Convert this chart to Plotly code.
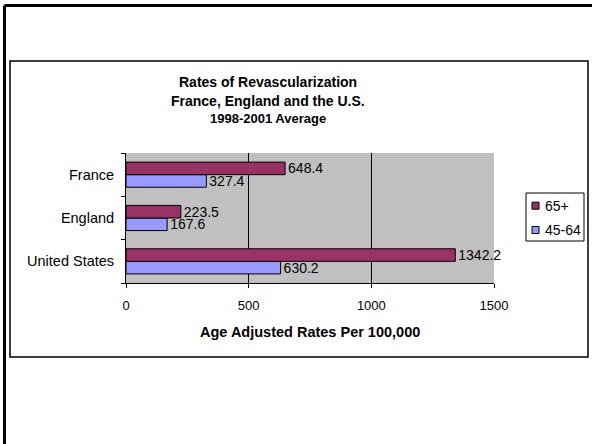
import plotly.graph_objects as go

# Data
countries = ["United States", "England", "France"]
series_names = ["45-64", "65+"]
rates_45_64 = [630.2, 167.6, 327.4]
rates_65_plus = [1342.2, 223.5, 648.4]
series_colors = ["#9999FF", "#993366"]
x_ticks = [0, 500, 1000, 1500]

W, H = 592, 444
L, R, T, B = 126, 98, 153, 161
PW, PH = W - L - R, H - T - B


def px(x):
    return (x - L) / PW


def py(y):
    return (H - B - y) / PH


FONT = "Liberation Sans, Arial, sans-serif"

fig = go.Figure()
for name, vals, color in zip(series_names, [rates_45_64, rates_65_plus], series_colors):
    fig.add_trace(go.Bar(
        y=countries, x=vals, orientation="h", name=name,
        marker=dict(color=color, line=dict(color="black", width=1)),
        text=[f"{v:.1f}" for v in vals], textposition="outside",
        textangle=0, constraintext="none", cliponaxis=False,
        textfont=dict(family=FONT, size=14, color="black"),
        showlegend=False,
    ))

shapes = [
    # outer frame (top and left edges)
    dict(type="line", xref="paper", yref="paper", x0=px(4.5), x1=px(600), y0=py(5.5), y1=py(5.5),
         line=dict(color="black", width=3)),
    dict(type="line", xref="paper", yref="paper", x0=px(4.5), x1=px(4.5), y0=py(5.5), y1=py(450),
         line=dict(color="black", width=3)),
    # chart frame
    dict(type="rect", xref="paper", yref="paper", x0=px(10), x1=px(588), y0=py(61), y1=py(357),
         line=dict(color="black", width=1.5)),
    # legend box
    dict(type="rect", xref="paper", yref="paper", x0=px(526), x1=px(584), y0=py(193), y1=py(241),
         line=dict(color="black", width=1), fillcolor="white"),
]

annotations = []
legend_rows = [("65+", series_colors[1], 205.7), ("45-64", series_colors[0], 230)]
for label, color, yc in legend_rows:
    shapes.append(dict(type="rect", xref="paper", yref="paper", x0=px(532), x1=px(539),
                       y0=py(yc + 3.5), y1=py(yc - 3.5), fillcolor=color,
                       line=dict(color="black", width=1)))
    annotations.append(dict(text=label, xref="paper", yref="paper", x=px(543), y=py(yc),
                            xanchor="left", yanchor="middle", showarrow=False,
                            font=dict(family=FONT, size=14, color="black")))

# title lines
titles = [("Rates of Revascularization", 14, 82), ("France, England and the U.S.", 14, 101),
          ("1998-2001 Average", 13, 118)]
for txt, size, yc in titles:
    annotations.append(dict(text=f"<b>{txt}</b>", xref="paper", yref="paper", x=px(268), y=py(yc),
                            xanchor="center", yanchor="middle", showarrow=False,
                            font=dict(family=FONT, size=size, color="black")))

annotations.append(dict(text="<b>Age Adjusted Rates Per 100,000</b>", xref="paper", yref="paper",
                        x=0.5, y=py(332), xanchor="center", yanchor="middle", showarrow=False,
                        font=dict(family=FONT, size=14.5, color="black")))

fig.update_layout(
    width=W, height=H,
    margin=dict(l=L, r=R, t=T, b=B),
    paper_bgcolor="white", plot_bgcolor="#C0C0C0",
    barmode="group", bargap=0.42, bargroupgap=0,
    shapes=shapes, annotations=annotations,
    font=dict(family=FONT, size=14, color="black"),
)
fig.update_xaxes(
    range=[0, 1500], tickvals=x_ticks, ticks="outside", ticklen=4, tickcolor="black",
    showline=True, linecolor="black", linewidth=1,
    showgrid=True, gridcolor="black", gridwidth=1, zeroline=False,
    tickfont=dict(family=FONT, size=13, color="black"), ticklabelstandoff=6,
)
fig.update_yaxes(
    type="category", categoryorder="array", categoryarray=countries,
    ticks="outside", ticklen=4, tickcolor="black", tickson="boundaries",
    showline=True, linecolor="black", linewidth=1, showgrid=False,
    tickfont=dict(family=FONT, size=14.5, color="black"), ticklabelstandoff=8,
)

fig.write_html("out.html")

■ Requirements: Transcribe the material exactly, and leave out whatever pictures it holds.

■ Solved exercise:
Convert this chart to Plotly code.
import plotly.graph_objects as go

# Data
countries = ["United States", "England", "France"]
series_names = ["45-64", "65+"]
rates_45_64 = [630.2, 167.6, 327.4]
rates_65_plus = [1342.2, 223.5, 648.4]
series_colors = ["#9999FF", "#993366"]
x_ticks = [0, 500, 1000, 1500]

W, H = 592, 444
L, R, T, B = 126, 98, 153, 161
PW, PH = W - L - R, H - T - B


def px(x):
    return (x - L) / PW


def py(y):
    return (H - B - y) / PH


FONT = "Liberation Sans, Arial, sans-serif"

fig = go.Figure()
for name, vals, color in zip(series_names, [rates_45_64, rates_65_plus], series_colors):
    fig.add_trace(go.Bar(
        y=countries, x=vals, orientation="h", name=name,
        marker=dict(color=color, line=dict(color="black", width=1)),
        text=[f"{v:.1f}" for v in vals], textposition="outside",
        textangle=0, constraintext="none", cliponaxis=False,
        textfont=dict(family=FONT, size=14, color="black"),
        showlegend=False,
    ))

shapes = [
    # outer frame (top and left edges)
    dict(type="line", xref="paper", yref="paper", x0=px(4.5), x1=px(600), y0=py(5.5), y1=py(5.5),
         line=dict(color="black", width=3)),
    dict(type="line", xref="paper", yref="paper", x0=px(4.5), x1=px(4.5), y0=py(5.5), y1=py(450),
         line=dict(color="black", width=3)),
    # chart frame
    dict(type="rect", xref="paper", yref="paper", x0=px(10), x1=px(588), y0=py(61), y1=py(357),
         line=dict(color="black", width=1.5)),
    # legend box
    dict(type="rect", xref="paper", yref="paper", x0=px(526), x1=px(584), y0=py(193), y1=py(241),
         line=dict(color="black", width=1), fillcolor="white"),
]

annotations = []
legend_rows = [("65+", series_colors[1], 205.7), ("45-64", series_colors[0], 230)]
for label, color, yc in legend_rows:
    shapes.append(dict(type="rect", xref="paper", yref="paper", x0=px(532), x1=px(539),
                       y0=py(yc + 3.5), y1=py(yc - 3.5), fillcolor=color,
                       line=dict(color="black", width=1)))
    annotations.append(dict(text=label, xref="paper", yref="paper", x=px(543), y=py(yc),
                            xanchor="left", yanchor="middle", showarrow=False,
                            font=dict(family=FONT, size=14, color="black")))

# title lines
titles = [("Rates of Revascularization", 14, 82), ("France, England and the U.S.", 14, 101),
          ("1998-2001 Average", 13, 118)]
for txt, size, yc in titles:
    annotations.append(dict(text=f"<b>{txt}</b>", xref="paper", yref="paper", x=px(268), y=py(yc),
                            xanchor="center", yanchor="middle", showarrow=False,
                            font=dict(family=FONT, size=size, color="black")))

annotations.append(dict(text="<b>Age Adjusted Rates Per 100,000</b>", xref="paper", yref="paper",
                        x=0.5, y=py(332), xanchor="center", yanchor="middle", showarrow=False,
                        font=dict(family=FONT, size=14.5, color="black")))

fig.update_layout(
    width=W, height=H,
    margin=dict(l=L, r=R, t=T, b=B),
    paper_bgcolor="white", plot_bgcolor="#C0C0C0",
    barmode="group", bargap=0.42, bargroupgap=0,
    shapes=shapes, annotations=annotations,
    font=dict(family=FONT, size=14, color="black"),
)
fig.update_xaxes(
    range=[0, 1500], tickvals=x_ticks, ticks="outside", ticklen=4, tickcolor="black",
    showline=True, linecolor="black", linewidth=1,
    showgrid=True, gridcolor="black", gridwidth=1, zeroline=False,
    tickfont=dict(family=FONT, size=13, color="black"), ticklabelstandoff=6,
)
fig.update_yaxes(
    type="category", categoryorder="array", categoryarray=countries,
    ticks="outside", ticklen=4, tickcolor="black", tickson="boundaries",
    showline=True, linecolor="black", linewidth=1, showgrid=False,
    tickfont=dict(family=FONT, size=14.5, color="black"), ticklabelstandoff=8,
)

fig.write_html("out.html")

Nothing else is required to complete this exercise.